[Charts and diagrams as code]
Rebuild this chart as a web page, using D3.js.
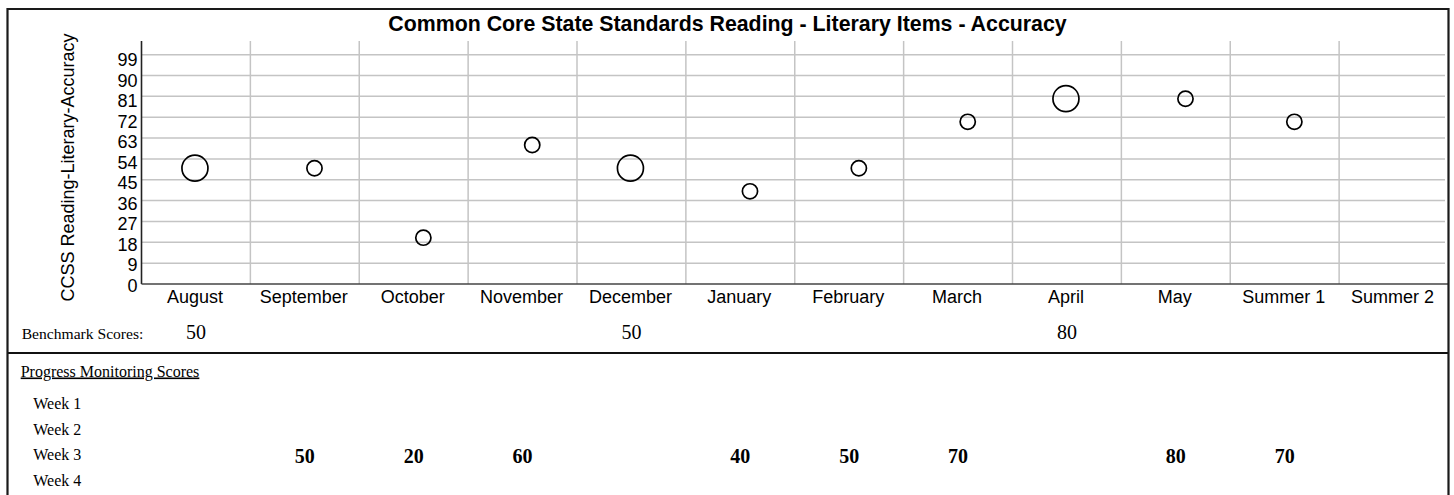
<!DOCTYPE html>
<html>
<head>
<meta charset="utf-8">
<script src="https://cdn.jsdelivr.net/npm/d3@7"></script>
<style>
  html, body { margin: 0; padding: 0; background: #fff; }
  svg { display: block; }
</style>
</head>
<body>
<svg id="chart" width="1454" height="495"></svg>
<script>
// ---- data ----
const title = "Common Core State Standards Reading - Literary Items - Accuracy";
const yAxisTitle = "CCSS Reading-Literary-Accuracy";
const months = ["August", "September", "October", "November", "December", "January",
                "February", "March", "April", "May", "Summer 1", "Summer 2"];
const yTicks = [0, 9, 18, 27, 36, 45, 54, 63, 72, 81, 90, 99];
const benchmarkScores = [50, null, null, null, 50, null, null, null, 80, null, null, null];
const weeks = ["Week 1", "Week 2", "Week 3", "Week 4"];
const week1Scores = [null, null, null, null, null, null, null, null, null, null, null, null];
const week2Scores = [null, null, null, null, null, null, null, null, null, null, null, null];
const week3Scores = [null, 50, 20, 60, null, 40, 50, 70, null, 80, 70, null];
const week4Scores = [null, null, null, null, null, null, null, null, null, null, null, null];
const weekScores = [week1Scores, week2Scores, week3Scores, week4Scores];

// ---- layout ----
const svg = d3.select("#chart");
const plot = { left: 141.5, right: 1448, top: 41, bottom: 284 };

const x = d3.scaleBand().domain(months).range([plot.left, plot.right]).padding(0);
const y = d3.scaleLinear().domain([0, 104.9]).range([plot.bottom, plot.top]);
const yLabel = d3.scaleLinear().domain([0, 99]).range([285.5, 60]);
const weekOffset = d3.scalePoint().domain(weeks).range([-29, 29]);

const gridColor = "#c4c4c4";
const sans = "'Liberation Sans', Arial, sans-serif";
const serif = "'Liberation Serif', 'Times New Roman', serif";

// horizontal gridlines
svg.append("g").selectAll("line").data(yTicks.filter(d => d > 0)).join("line")
  .attr("x1", plot.left).attr("x2", 1445)
  .attr("y1", d => y(d)).attr("y2", d => y(d))
  .attr("stroke", gridColor).attr("stroke-width", 1.5);

// vertical gridlines (band boundaries)
svg.append("g").selectAll("line").data(months.slice(1)).join("line")
  .attr("x1", d => x(d)).attr("x2", d => x(d))
  .attr("y1", plot.top).attr("y2", plot.bottom)
  .attr("stroke", gridColor).attr("stroke-width", 1.5);

// axes lines
svg.append("line").attr("x1", plot.left).attr("x2", plot.left)
  .attr("y1", plot.top).attr("y2", plot.bottom)
  .attr("stroke", "#222").attr("stroke-width", 1.6);
svg.append("line").attr("x1", plot.left).attr("x2", plot.right)
  .attr("y1", plot.bottom).attr("y2", plot.bottom)
  .attr("stroke", "#444").attr("stroke-width", 1.6);

// y tick labels
svg.append("g").selectAll("text").data(yTicks).join("text")
  .attr("x", 137.5).attr("y", d => yLabel(d)).attr("dy", "0.35em")
  .attr("text-anchor", "end")
  .attr("font-family", sans).attr("font-size", 18).attr("fill", "#000")
  .text(d => d);

// x labels
svg.append("g").selectAll("text").data(months).join("text")
  .attr("x", d => x(d) + x.bandwidth() / 2 - 1).attr("y", 303)
  .attr("text-anchor", "middle")
  .attr("font-family", sans).attr("font-size", 18).attr("fill", "#000")
  .text(d => d);

// y axis title
svg.append("text")
  .attr("transform", "translate(74,167.5) rotate(-90)")
  .attr("text-anchor", "middle")
  .attr("font-family", sans).attr("font-size", 18).attr("fill", "#000")
  .text(yAxisTitle);

// title
svg.append("text")
  .attr("x", 727.5).attr("y", 31)
  .attr("text-anchor", "middle")
  .attr("font-family", sans).attr("font-size", 21.33).attr("font-weight", "bold")
  .attr("fill", "#000")
  .text(title);

// benchmark circles
const bench = months.map((m, i) => ({ m, v: benchmarkScores[i] })).filter(d => d.v != null);
svg.append("g").selectAll("circle").data(bench).join("circle")
  .attr("cx", d => x(d.m) + x.bandwidth() / 2 - 1)
  .attr("cy", d => y(d.v))
  .attr("r", 13)
  .attr("fill", "none").attr("stroke", "#000").attr("stroke-width", 1.7);

// progress monitoring circles
const prog = [];
weeks.forEach((w, wi) => {
  months.forEach((m, i) => {
    const v = weekScores[wi][i];
    if (v != null) prog.push({ m, w, v });
  });
});
svg.append("g").selectAll("circle").data(prog).join("circle")
  .attr("cx", d => x(d.m) + x.bandwidth() / 2 + weekOffset(d.w))
  .attr("cy", d => y(d.v))
  .attr("r", 7.6)
  .attr("fill", "none").attr("stroke", "#000").attr("stroke-width", 1.7);

// ---- table section ----
svg.append("text").attr("x", 21.7).attr("y", 339.3)
  .attr("font-family", serif).attr("font-size", 15.6).attr("fill", "#000")
  .text("Benchmark Scores:");

svg.append("g").selectAll("text").data(bench).join("text")
  .attr("x", d => x(d.m) + x.bandwidth() / 2).attr("y", 338.5)
  .attr("text-anchor", "middle")
  .attr("font-family", serif).attr("font-size", 20).attr("fill", "#000")
  .text(d => d.v);

svg.append("line").attr("x1", 7).attr("x2", 1448.5).attr("y1", 353).attr("y2", 353)
  .attr("stroke", "#111").attr("stroke-width", 1.8);

svg.append("text").attr("x", 20.7).attr("y", 376.5)
  .attr("font-family", serif).attr("font-size", 16).attr("fill", "#000")
  .attr("text-decoration", "underline")
  .text("Progress Monitoring Scores");

const weekRow = d3.scalePoint().domain(weeks).range([409.3, 486]);
svg.append("g").selectAll("text").data(weeks).join("text")
  .attr("x", 33.3).attr("y", d => weekRow(d))
  .attr("font-family", serif).attr("font-size", 16).attr("fill", "#000")
  .text(d => d);

svg.append("g").selectAll("text").data(prog).join("text")
  .attr("x", d => x(d.m) + x.bandwidth() / 2).attr("y", d => weekRow(d.w) + 3)
  .attr("text-anchor", "middle")
  .attr("font-family", serif).attr("font-size", 20).attr("font-weight", "bold")
  .attr("fill", "#000")
  .text(d => d.v);

// outer border (left, top, right)
svg.append("path")
  .attr("d", `M7.5,600 L7.5,9 L1448.5,9 L1448.5,600`)
  .attr("fill", "none").attr("stroke", "#1a1a1a").attr("stroke-width", 2.2);
</script>
</body>
</html>
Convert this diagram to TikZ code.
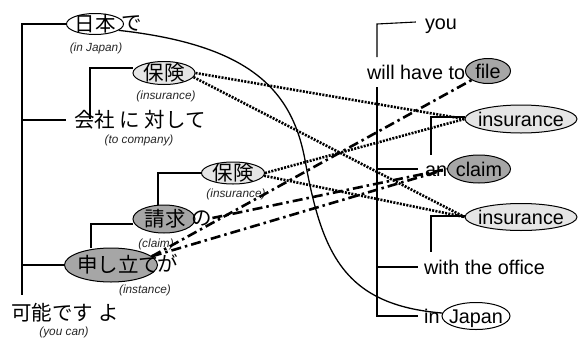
\documentclass[tikz,border=0pt]{standalone}
\usepackage{fontspec}
\setmainfont{Liberation Sans}
\newfontfamily\jp{Noto Sans CJK JP}
\usetikzlibrary{shapes.geometric}
\begin{document}
\begin{tikzpicture}[x=1pt,y=-1pt,
  en/.style={font=\fontsize{19.8}{22}\selectfont, inner sep=0pt, text height=14pt, text depth=0pt},
  ja/.style={font=\fontsize{20.5}{22}\selectfont\jp, inner sep=0pt, text height=15.2pt, text depth=0pt},
  gl/.style={font=\fontsize{11.8}{13}\selectfont\itshape, text=black!85, inner sep=0pt, text height=8.5pt, text depth=0pt},
  ell/.style={draw, ellipse, line width=1pt, inner sep=0pt},
  lite/.style={ell, fill=black!10},
  dark/.style={ell, fill=black!35},
  plain/.style={ell, fill=white},
  tree/.style={line width=1.1pt},
  dotl/.style={line width=2.6pt, dash pattern=on 2pt off 1.3pt},
  dashdot/.style={line width=2.6pt, dash pattern=on 10pt off 4pt on 2.5pt off 4pt},
  curve/.style={line width=1.3pt},
]
\useasboundingbox (0,0) rectangle (579,338);

% ---------------- left (Japanese) tree ----------------
\node[plain, minimum width=57pt, minimum height=21pt] (nihon) at (95,24) {};
\node[ja] (t-nihon) at (95,24) {日本};
\node[ja] (de) at (132,23) {で};
\node[gl] (g-nihon) at (96,47) {(in Japan)};

\node[lite, minimum width=62pt, minimum height=23pt] (hoken1) at (164,73) {};
\node[ja] (t-hoken1) at (164,73) {保険};
\node[gl] (g-hoken1) at (166,95) {(insurance)};

\node[ja] (kaisha) at (140,120) {会社 に 対して};
\node[gl] (g-kaisha) at (139,139) {(to company)};

\node[lite, minimum width=63pt, minimum height=22pt] (hoken2) at (233,173) {};
\node[ja] (t-hoken2) at (233,173) {保険};
\node[gl] (g-hoken2) at (236,193) {(insurance)};

\node[dark, minimum width=62pt, minimum height=28pt] (seikyu) at (164,219) {};
\node[ja] (t-seikyu) at (165,219) {請求};
\node[ja] (no) at (202,218) {の};
\node[gl] (g-seikyu) at (156,243) {(claim)};

\node[dark, minimum width=93pt, minimum height=34pt] (moushi) at (111,265) {};
\node[ja] (t-moushi) at (118,265) {申し立て};
\node[ja] (ga) at (168,264) {が};
\node[gl] (g-moushi) at (145,289) {(instance)};

\node[ja] (kanou) at (65,313) {可能です よ};
\node[gl] (g-kanou) at (64,331) {(you can)};

\coordinate (lt) at (22,24);
\coordinate (lb) at (22,295);
\draw[tree] (nihon.west) -- (lt) -- (lb);
\draw[tree] (lt |- kaisha) -- ([xshift=-8pt]kaisha.west);
\draw[tree] (lt |- moushi) -- (moushi.west);
\draw[tree] ([yshift=5pt]hoken1.west) -| ([xshift=-50pt,yshift=-7pt]kaisha.north);
\draw[tree] (hoken2.west) -| ([xshift=-6pt]seikyu.north);
\draw[tree] (seikyu.west) ++(0,5) coordinate (sw) -| ([xshift=-20pt]moushi.north);

% ---------------- right (English) tree ----------------
\node[en] (you) at (441,22) {you};
\node[en, anchor=west] (will) at (367,72) {will have to};
\node[en, anchor=west] (an) at (425,169) {an};
\node[en, anchor=west] (office) at (424,267) {with the office};
\node[en, anchor=west] (in) at (424,316) {in};

\node[dark, minimum width=45pt, minimum height=25pt] (file) at (488,71) {};
\node[en] (t-file) at (488,71) {file};
\node[lite, minimum width=112pt, minimum height=28pt] (ins1) at (521,119) {};
\node[en] (t-ins1) at (521,119) {insurance};
\node[dark, minimum width=63pt, minimum height=28pt] (claim) at (479,169) {};
\node[en] (t-claim) at (479,169) {claim};
\node[lite, minimum width=112pt, minimum height=27pt] (ins2) at (521,217) {};
\node[en] (t-ins2) at (521,217) {insurance};
\node[plain, minimum width=68pt, minimum height=27pt] (japan) at (476,316) {};
\node[en] (t-japan) at (476,316) {Japan};

\coordinate (rt) at (377,24);
\coordinate (rm) at (377,57);
\coordinate (rn) at (377,87);
\coordinate (rb) at (377,316);
\draw[tree] ([xshift=-9pt]you.west) -- (rt) -- (rm);
\draw[tree] (rn) -- (rb) -- ([xshift=-6pt]in.west);
\draw[tree] (rn |- an) -- ([xshift=-7pt]an.west);
\draw[tree] (rn |- office) -- ([xshift=-6pt]office.west);
\draw[tree] ([yshift=2pt]ins1.west) -| (431,155);
\draw[tree] ([yshift=1pt]ins2.west) -| (431,252);

% ---------------- alignment connectors ----------------
\draw[curve] (nihon.-15) .. controls (250,45) and (292,90) .. (305,160)
  .. controls (322,255) and (345,305) .. (japan.175);

\draw[dotl] (hoken1.east) -- (ins1.west);
\draw[dotl] (hoken1.-8) -- (ins2.west);
\draw[dotl] (hoken2.east) -- (ins1.west);
\draw[dotl] (hoken2.-5) -- (ins2.west);

\draw[dashdot] (moushi.12) -- (file);
\draw[dashdot] (moushi.12) -- (claim.west);
\draw[dashdot] (no.east) -- (claim.west);
\end{tikzpicture}
\end{document}
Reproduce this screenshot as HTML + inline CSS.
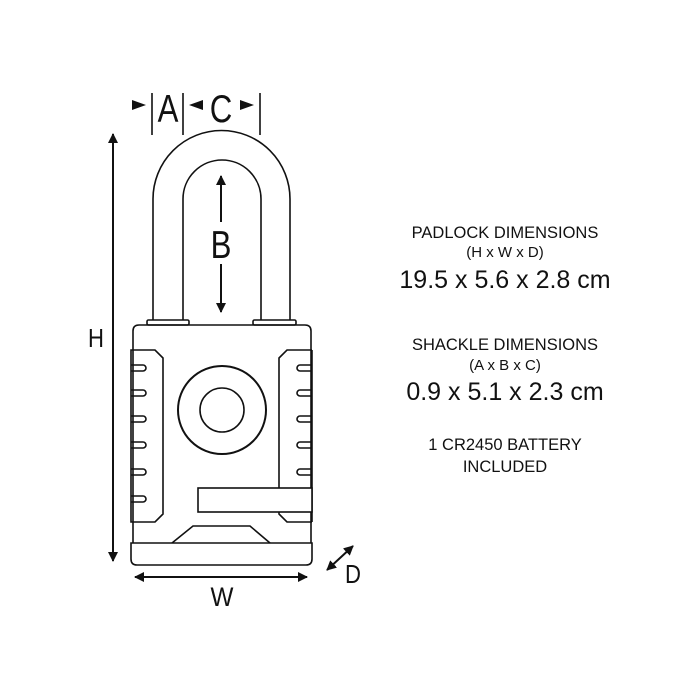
<!DOCTYPE html>
<html><head><meta charset="utf-8"><style>
html,body{margin:0;padding:0;background:#fff;}
svg{display:block;}
text{font-family:"Liberation Sans",sans-serif;fill:#111;}
</style></head><body>
<svg width="700" height="700" viewBox="0 0 700 700" xmlns="http://www.w3.org/2000/svg">
<defs>
<marker id="ah" viewBox="0 0 10 10" refX="9" refY="5" markerWidth="5" markerHeight="5" orient="auto-start-reverse" markerUnits="strokeWidth"><path d="M0,0 L10,5 L0,10 z" fill="#111"/></marker>
</defs>
<g fill="none" stroke="#111" stroke-width="1.6">
<path d="M153,320 V199 A68,68 0 0 1 290,199 V320"/>
<path d="M183,320 V199 A39,39 0 0 1 261,199 V320"/>
<rect x="147" y="320" width="42" height="5" rx="1.5"/>
<rect x="253" y="320" width="43" height="5" rx="1.5"/>
<path d="M133,522 V331 Q133,325 139,325 H305 Q311,325 311,331 V522"/>
<path d="M131,350 H155 L163,358 V514 L155,522 H131 Z M131,365 H143 A3,3 0 0 1 143,371 H131 M131,390 H143 A3,3 0 0 1 143,396 H131 M131,416 H143 A3,3 0 0 1 143,422 H131 M131,442 H143 A3,3 0 0 1 143,448 H131 M131,469 H143 A3,3 0 0 1 143,475 H131 M131,496 H143 A3,3 0 0 1 143,502 H131"/>
<path d="M312,350 H287 L279,358 V488 M279,512 V514 L287,522 H312 M312,365 H300 A3,3 0 0 0 300,371 H312 M312,390 H300 A3,3 0 0 0 300,396 H312 M312,416 H300 A3,3 0 0 0 300,422 H312 M312,442 H300 A3,3 0 0 0 300,448 H312 M312,469 H300 A3,3 0 0 0 300,475 H312 M312,496 H300 A3,3 0 0 0 300,502 H312"/>
<line x1="312" y1="350" x2="312" y2="522"/>
<rect x="198" y="488" width="114" height="24" fill="#fff"/>
<circle cx="222" cy="410" r="44" stroke-width="2"/>
<circle cx="222" cy="410" r="22"/>
<path d="M133,522 V543 M311,522 V543 M172,543 L193,526 H250 L270,543"/>
<path d="M131,543 H312 V559 Q312,565 306,565 H137 Q131,565 131,559 Z"/>
<line x1="152" y1="93" x2="152" y2="135"/>
<line x1="183" y1="93" x2="183" y2="135"/>
<line x1="260" y1="93" x2="260" y2="135"/>
</g>
<g fill="#111">
<path d="M132,100 L146,105 L132,110 Z"/>
<path d="M203,100 L189,105 L203,110 Z"/>
<path d="M240,100 L254,105 L240,110 Z"/>
</g>
<g stroke="#111" stroke-width="2" fill="none">
<line x1="221" y1="176" x2="221" y2="222" marker-start="url(#ah)"/>
<line x1="221" y1="264" x2="221" y2="312" marker-end="url(#ah)"/>
<line x1="113" y1="134" x2="113" y2="561" marker-start="url(#ah)" marker-end="url(#ah)"/>
<line x1="135" y1="577" x2="307" y2="577" marker-start="url(#ah)" marker-end="url(#ah)"/>
<line x1="327" y1="570" x2="353" y2="546" marker-start="url(#ah)" marker-end="url(#ah)"/>
</g>
<text transform="translate(168,122) scale(0.8,1)" font-size="39" text-anchor="middle">A</text>
<text transform="translate(221,122) scale(0.8,1)" font-size="39" text-anchor="middle">C</text>
<text transform="translate(221,258) scale(0.8,1)" font-size="39" text-anchor="middle">B</text>
<text transform="translate(96,347) scale(0.85,1)" font-size="26" text-anchor="middle">H</text>
<text transform="translate(222,606) scale(0.9,1)" font-size="27" text-anchor="middle">W</text>
<text transform="translate(353,583) scale(0.85,1)" font-size="26" text-anchor="middle">D</text>
<g text-anchor="middle">
<text x="505" y="238" font-size="16.5">PADLOCK DIMENSIONS</text>
<text x="505" y="257" font-size="15">(H x W x D)</text>
<text x="505" y="288" font-size="25">19.5 x 5.6 x 2.8 cm</text>
<text x="505" y="350" font-size="16.5">SHACKLE DIMENSIONS</text>
<text x="505" y="370" font-size="15">(A x B x C)</text>
<text x="505" y="400" font-size="25">0.9 x 5.1 x 2.3 cm</text>
<text x="505" y="450" font-size="16.5">1 CR2450 BATTERY</text>
<text x="505" y="472" font-size="16.5">INCLUDED</text>
</g>
</svg>
</body></html>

What is needed:
Reproduce each line holding the word "this".

Task answer:
Rebuild this chart as a web page, using D3.js.
Convert this diagram to TikZ code.
Reproduce this screenshot as HTML + inline CSS.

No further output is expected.